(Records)
----

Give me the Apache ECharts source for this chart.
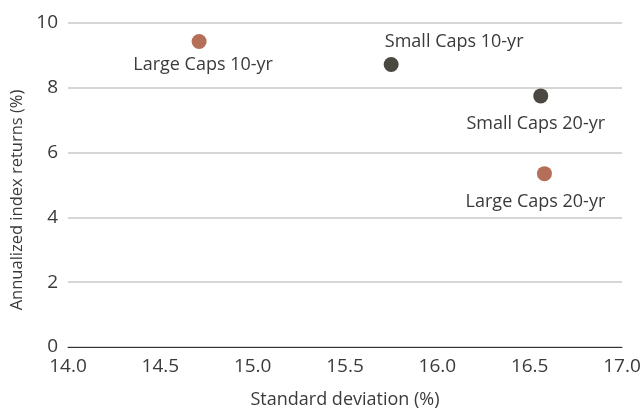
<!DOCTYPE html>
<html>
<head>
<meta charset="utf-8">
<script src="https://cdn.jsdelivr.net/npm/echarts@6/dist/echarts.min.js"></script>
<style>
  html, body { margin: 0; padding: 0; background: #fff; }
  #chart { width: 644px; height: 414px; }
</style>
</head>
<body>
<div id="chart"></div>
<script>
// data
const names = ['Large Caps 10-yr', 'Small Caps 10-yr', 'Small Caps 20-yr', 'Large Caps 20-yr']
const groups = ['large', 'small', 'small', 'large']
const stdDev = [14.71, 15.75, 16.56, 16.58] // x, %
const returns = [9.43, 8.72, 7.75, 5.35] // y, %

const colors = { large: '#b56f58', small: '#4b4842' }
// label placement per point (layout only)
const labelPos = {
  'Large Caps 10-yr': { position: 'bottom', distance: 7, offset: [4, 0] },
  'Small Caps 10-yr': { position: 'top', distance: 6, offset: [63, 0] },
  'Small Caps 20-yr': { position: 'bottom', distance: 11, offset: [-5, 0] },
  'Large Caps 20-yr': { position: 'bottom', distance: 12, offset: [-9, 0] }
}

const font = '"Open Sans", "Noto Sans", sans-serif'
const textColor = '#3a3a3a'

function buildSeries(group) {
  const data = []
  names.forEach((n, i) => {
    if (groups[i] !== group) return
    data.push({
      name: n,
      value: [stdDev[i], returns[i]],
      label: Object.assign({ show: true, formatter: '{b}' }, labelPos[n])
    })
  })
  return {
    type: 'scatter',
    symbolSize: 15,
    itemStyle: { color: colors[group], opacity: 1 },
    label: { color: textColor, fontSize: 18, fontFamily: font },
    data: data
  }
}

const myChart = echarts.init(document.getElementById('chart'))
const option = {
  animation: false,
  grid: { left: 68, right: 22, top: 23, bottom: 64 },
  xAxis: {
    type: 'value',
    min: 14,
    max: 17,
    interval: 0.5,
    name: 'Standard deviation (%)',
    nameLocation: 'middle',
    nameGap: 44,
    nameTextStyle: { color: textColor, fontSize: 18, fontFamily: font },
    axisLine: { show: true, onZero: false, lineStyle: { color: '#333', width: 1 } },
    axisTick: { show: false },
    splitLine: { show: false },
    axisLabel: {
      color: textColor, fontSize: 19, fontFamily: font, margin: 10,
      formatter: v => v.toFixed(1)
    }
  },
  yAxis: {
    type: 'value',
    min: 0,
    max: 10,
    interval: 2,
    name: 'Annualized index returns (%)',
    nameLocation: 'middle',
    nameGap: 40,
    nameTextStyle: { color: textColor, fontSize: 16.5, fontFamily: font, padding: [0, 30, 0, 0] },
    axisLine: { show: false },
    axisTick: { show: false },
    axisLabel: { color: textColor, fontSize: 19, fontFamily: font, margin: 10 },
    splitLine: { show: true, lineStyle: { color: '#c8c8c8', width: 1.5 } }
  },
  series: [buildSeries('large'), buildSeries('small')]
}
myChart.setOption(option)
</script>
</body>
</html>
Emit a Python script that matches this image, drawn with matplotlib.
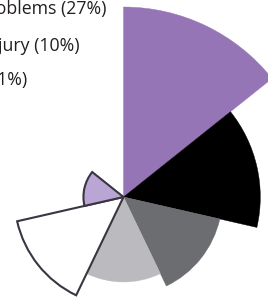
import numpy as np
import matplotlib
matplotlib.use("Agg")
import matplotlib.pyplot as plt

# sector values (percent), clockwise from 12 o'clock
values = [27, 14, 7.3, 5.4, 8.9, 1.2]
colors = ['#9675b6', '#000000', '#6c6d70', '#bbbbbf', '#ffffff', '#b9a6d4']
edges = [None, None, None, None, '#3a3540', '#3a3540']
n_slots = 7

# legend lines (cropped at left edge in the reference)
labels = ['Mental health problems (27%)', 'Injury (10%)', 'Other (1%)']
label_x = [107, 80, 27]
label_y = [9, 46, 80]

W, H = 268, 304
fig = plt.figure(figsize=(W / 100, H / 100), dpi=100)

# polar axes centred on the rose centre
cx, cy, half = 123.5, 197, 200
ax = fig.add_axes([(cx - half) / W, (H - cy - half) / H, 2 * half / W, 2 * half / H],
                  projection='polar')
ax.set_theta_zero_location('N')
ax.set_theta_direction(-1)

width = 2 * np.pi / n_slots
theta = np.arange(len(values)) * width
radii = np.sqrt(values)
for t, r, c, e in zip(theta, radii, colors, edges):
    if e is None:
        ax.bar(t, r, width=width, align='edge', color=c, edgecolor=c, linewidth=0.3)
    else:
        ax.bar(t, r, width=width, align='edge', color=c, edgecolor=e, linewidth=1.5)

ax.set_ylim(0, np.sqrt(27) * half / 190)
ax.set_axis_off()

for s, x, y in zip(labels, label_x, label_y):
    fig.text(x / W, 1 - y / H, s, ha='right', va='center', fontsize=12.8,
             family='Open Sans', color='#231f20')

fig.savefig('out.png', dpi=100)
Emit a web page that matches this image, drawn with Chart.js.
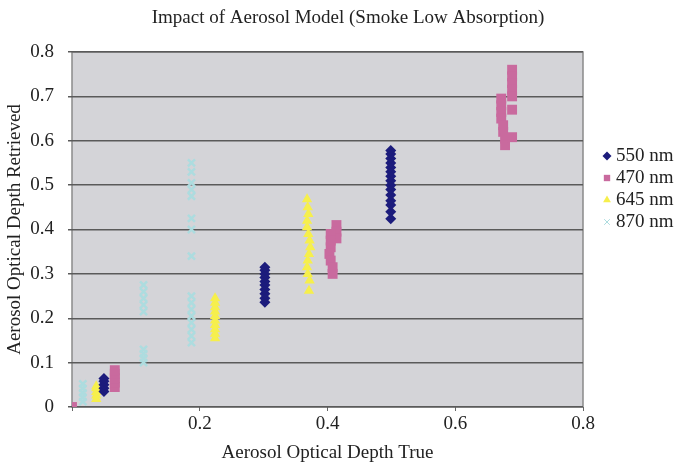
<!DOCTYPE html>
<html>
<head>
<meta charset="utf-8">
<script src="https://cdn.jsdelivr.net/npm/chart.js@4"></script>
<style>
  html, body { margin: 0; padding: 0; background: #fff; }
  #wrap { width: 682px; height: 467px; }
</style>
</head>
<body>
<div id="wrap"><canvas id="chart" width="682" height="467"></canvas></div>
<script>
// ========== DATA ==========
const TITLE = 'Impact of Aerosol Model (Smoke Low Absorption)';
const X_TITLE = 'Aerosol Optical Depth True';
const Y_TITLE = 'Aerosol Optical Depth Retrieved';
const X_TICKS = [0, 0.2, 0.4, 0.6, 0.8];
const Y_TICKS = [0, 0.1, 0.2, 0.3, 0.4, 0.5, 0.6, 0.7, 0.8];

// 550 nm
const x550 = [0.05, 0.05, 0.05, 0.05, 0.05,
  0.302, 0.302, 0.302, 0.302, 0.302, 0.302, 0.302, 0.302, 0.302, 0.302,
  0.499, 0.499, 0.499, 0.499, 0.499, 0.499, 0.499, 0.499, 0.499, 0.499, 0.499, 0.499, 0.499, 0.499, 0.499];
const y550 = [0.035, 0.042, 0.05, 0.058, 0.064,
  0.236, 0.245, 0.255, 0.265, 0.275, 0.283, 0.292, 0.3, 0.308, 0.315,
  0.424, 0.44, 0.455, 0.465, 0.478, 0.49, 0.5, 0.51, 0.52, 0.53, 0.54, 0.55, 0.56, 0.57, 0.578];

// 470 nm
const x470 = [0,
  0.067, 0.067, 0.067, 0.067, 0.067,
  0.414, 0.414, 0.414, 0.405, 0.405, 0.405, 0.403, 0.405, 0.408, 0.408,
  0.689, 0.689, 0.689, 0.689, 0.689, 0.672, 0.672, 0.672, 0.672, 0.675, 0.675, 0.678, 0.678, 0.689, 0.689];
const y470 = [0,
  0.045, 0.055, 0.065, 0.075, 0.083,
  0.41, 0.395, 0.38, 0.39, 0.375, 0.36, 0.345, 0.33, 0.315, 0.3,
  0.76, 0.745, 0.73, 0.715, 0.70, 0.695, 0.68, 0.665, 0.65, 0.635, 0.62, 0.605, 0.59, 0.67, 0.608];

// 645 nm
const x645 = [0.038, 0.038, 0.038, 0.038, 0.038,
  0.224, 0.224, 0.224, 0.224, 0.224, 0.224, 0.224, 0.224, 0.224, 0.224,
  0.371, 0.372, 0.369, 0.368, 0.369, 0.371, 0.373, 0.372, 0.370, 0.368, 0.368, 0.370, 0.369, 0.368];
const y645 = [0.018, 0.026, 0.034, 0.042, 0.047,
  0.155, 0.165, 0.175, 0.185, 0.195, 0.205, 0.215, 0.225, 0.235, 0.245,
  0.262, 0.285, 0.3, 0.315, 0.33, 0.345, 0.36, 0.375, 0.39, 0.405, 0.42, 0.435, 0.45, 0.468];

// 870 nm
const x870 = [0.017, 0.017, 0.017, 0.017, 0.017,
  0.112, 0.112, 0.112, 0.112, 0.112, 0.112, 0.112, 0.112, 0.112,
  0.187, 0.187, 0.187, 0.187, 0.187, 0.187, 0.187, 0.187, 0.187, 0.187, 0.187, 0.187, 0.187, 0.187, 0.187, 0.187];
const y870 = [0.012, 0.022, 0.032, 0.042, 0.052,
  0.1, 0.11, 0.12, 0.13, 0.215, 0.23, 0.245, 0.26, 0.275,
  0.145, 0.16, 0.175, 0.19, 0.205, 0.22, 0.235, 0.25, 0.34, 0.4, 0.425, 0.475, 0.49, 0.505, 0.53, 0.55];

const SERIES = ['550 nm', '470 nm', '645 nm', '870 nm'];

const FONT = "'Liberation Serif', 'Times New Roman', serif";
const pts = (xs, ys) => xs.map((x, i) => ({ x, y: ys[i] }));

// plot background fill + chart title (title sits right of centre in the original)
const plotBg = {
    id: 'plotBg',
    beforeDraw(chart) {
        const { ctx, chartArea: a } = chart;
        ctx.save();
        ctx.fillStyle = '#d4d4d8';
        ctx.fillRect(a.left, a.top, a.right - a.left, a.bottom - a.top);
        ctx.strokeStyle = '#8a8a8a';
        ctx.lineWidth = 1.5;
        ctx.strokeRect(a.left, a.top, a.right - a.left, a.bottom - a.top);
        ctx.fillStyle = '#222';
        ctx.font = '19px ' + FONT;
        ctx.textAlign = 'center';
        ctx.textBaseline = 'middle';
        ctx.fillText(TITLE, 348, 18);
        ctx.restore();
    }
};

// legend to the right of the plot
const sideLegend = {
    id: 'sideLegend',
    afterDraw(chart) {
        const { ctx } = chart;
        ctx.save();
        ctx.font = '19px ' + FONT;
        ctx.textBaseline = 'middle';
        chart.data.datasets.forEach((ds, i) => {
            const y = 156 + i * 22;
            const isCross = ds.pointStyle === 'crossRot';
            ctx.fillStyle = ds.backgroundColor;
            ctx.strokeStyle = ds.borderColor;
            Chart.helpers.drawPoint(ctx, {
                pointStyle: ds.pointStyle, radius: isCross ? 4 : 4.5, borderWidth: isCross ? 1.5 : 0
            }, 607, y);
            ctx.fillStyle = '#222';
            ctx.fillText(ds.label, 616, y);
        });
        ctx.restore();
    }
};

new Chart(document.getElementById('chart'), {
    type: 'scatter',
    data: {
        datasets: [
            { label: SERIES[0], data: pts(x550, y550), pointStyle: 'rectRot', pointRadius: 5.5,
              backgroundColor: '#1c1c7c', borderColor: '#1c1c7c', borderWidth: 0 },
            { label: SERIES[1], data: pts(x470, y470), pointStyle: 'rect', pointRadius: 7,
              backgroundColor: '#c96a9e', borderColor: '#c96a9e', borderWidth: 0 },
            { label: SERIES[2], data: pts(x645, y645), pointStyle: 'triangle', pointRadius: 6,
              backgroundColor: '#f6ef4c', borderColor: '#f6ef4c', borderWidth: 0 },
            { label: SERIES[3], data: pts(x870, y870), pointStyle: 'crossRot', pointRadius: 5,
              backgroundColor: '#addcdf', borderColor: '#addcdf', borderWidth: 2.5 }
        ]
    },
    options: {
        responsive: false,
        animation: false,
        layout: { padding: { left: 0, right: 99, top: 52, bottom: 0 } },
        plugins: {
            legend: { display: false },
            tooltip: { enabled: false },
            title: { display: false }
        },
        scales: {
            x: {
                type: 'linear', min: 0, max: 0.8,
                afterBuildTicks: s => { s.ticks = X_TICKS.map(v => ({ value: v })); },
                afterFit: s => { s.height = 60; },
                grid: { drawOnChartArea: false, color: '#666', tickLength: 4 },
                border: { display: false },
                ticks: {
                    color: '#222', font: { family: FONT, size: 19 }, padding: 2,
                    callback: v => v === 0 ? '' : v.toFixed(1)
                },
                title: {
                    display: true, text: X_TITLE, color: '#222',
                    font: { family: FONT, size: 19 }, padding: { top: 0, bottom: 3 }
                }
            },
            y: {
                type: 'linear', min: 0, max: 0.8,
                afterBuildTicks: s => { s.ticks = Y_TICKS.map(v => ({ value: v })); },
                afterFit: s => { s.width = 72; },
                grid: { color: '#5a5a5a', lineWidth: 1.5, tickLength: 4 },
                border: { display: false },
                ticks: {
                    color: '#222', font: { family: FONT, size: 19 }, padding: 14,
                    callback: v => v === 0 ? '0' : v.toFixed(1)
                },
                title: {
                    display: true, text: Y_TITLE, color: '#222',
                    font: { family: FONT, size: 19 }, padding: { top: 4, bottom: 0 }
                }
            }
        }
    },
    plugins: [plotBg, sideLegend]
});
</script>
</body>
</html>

----

### Task brief
Copy out the listing above from the line containing "Emit a Python" to the line containing "fig = plt.figure(figsize=(W", both included, exactly as written and minus the images.

### Answer for this exercise
Emit a Python script that matches this image, drawn with matplotlib.
import numpy as np
import matplotlib
matplotlib.use("Agg")
import matplotlib.pyplot as plt

# sector values (percent), clockwise from 12 o'clock
values = [27, 14, 7.3, 5.4, 8.9, 1.2]
colors = ['#9675b6', '#000000', '#6c6d70', '#bbbbbf', '#ffffff', '#b9a6d4']
edges = [None, None, None, None, '#3a3540', '#3a3540']
n_slots = 7

# legend lines (cropped at left edge in the reference)
labels = ['Mental health problems (27%)', 'Injury (10%)', 'Other (1%)']
label_x = [107, 80, 27]
label_y = [9, 46, 80]

W, H = 268, 304
fig = plt.figure(figsize=(W / 100, H / 100), dpi=100)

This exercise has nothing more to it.